● **Required task**
Output the first line of the listing and each line after it, up to and including the line that contains "0.0001745, 0.0001690, 0.0001690]", exactly as written, minus the pictures.

● **Stored data**
○ ○ ○ ○ ○

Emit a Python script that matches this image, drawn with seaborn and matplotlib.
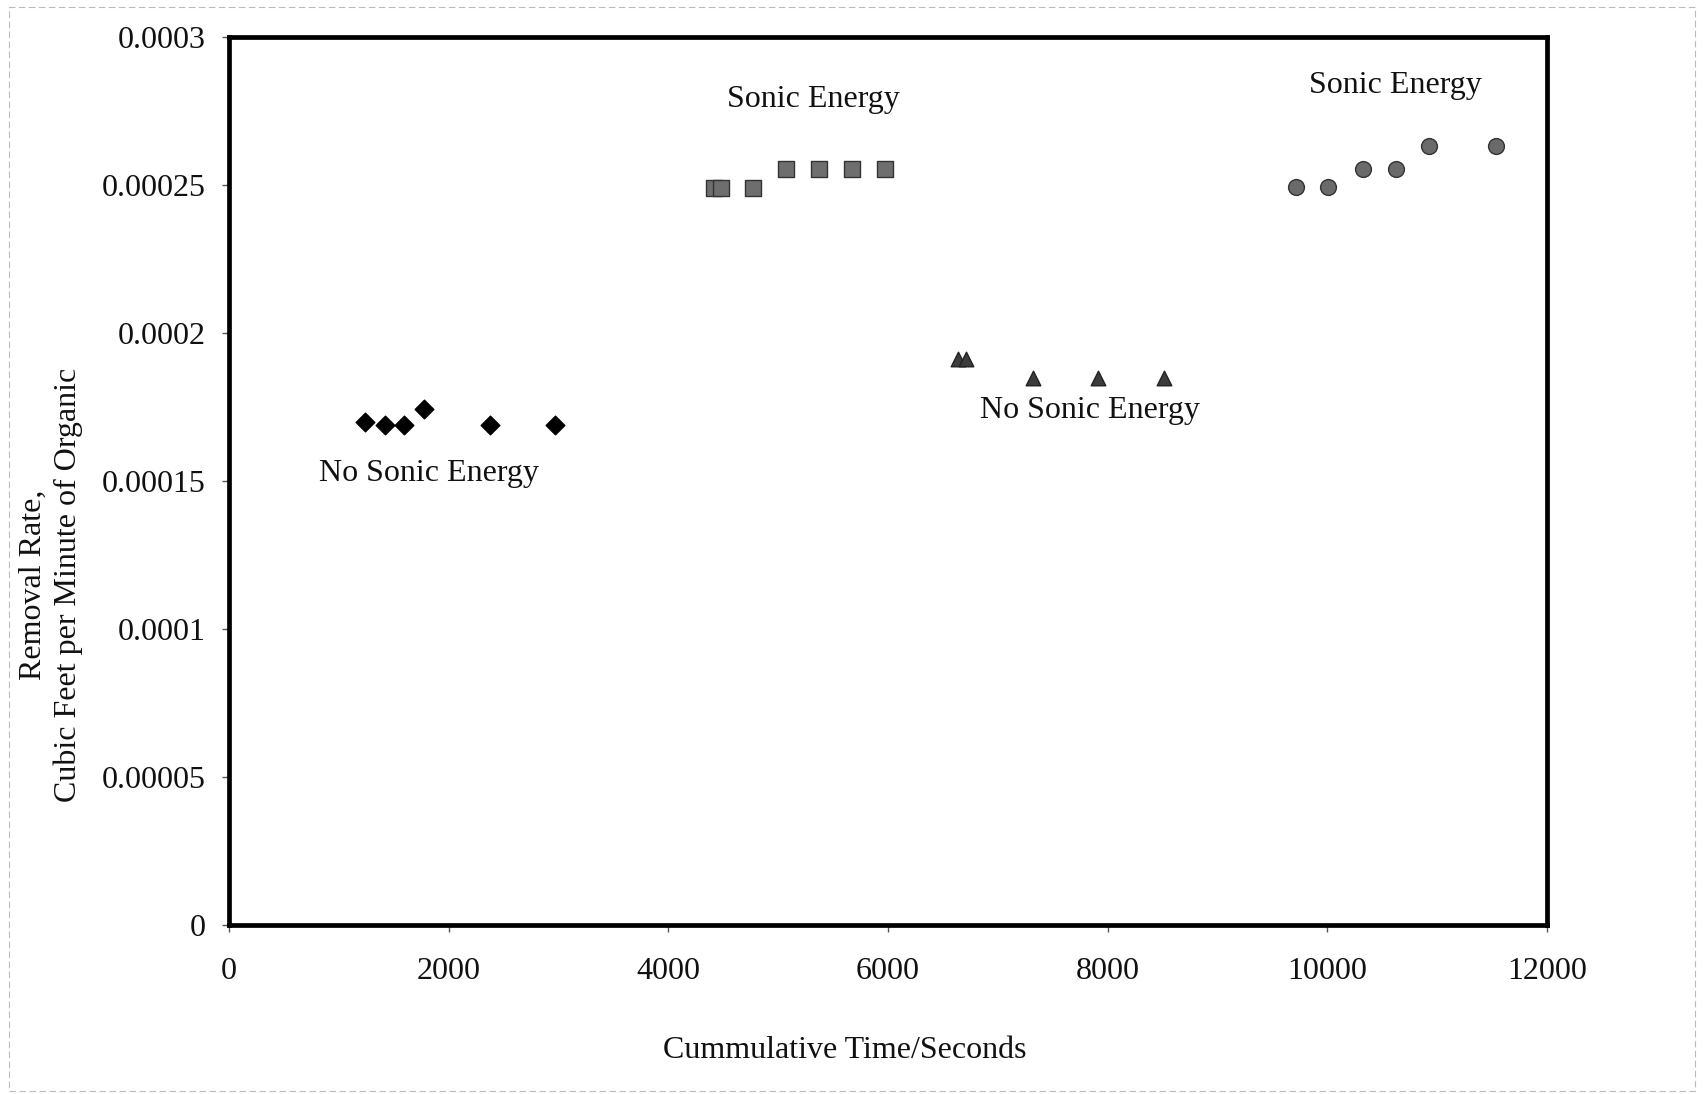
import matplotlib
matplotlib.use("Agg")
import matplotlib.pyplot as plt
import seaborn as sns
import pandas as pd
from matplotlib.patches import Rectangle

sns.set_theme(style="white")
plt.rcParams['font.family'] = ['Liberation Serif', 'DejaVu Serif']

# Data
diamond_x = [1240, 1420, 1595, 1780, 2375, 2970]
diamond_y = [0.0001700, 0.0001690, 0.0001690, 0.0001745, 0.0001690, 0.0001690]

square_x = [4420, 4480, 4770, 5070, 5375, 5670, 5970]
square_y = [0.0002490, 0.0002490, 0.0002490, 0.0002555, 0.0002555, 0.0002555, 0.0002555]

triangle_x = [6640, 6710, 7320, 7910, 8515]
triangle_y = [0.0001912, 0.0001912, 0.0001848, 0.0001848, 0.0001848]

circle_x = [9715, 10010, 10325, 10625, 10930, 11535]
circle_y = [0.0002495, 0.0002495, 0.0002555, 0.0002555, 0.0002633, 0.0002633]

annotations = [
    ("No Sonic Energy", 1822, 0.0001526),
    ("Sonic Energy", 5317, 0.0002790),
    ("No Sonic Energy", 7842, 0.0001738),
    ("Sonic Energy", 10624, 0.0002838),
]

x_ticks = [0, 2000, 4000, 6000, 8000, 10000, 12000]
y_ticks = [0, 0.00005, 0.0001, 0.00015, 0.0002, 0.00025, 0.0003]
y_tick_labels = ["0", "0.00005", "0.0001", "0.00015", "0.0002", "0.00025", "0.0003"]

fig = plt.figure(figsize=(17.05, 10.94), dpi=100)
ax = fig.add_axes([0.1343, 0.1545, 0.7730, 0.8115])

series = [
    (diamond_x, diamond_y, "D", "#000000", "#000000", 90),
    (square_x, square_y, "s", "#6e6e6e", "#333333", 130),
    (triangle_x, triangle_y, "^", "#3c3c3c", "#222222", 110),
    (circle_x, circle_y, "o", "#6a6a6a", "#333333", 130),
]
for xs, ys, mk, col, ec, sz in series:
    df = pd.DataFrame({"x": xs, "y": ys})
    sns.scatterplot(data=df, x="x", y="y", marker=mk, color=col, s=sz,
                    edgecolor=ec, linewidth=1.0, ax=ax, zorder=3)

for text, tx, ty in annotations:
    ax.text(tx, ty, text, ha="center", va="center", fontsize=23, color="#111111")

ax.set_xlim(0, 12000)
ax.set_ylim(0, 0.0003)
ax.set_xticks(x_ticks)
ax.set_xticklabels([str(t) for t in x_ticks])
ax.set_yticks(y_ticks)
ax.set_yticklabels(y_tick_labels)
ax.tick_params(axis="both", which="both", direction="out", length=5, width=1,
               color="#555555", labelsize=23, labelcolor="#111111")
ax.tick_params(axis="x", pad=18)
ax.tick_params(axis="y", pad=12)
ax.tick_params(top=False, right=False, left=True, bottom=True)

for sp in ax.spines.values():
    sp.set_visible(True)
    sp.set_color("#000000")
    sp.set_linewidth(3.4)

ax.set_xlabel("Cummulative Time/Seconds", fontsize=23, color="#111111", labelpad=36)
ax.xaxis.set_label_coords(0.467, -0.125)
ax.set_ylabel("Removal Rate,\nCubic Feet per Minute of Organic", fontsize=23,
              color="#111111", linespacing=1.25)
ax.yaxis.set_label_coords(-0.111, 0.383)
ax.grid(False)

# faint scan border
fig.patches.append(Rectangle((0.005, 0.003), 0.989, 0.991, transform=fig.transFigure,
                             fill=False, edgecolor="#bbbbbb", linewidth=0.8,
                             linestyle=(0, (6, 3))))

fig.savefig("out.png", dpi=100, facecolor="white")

○ ○ ○ ○ ○

● **Result**
Emit a Python script that matches this image, drawn with seaborn and matplotlib.
import matplotlib
matplotlib.use("Agg")
import matplotlib.pyplot as plt
import seaborn as sns
import pandas as pd
from matplotlib.patches import Rectangle

sns.set_theme(style="white")
plt.rcParams['font.family'] = ['Liberation Serif', 'DejaVu Serif']

# Data
diamond_x = [1240, 1420, 1595, 1780, 2375, 2970]
diamond_y = [0.0001700, 0.0001690, 0.0001690, 0.0001745, 0.0001690, 0.0001690]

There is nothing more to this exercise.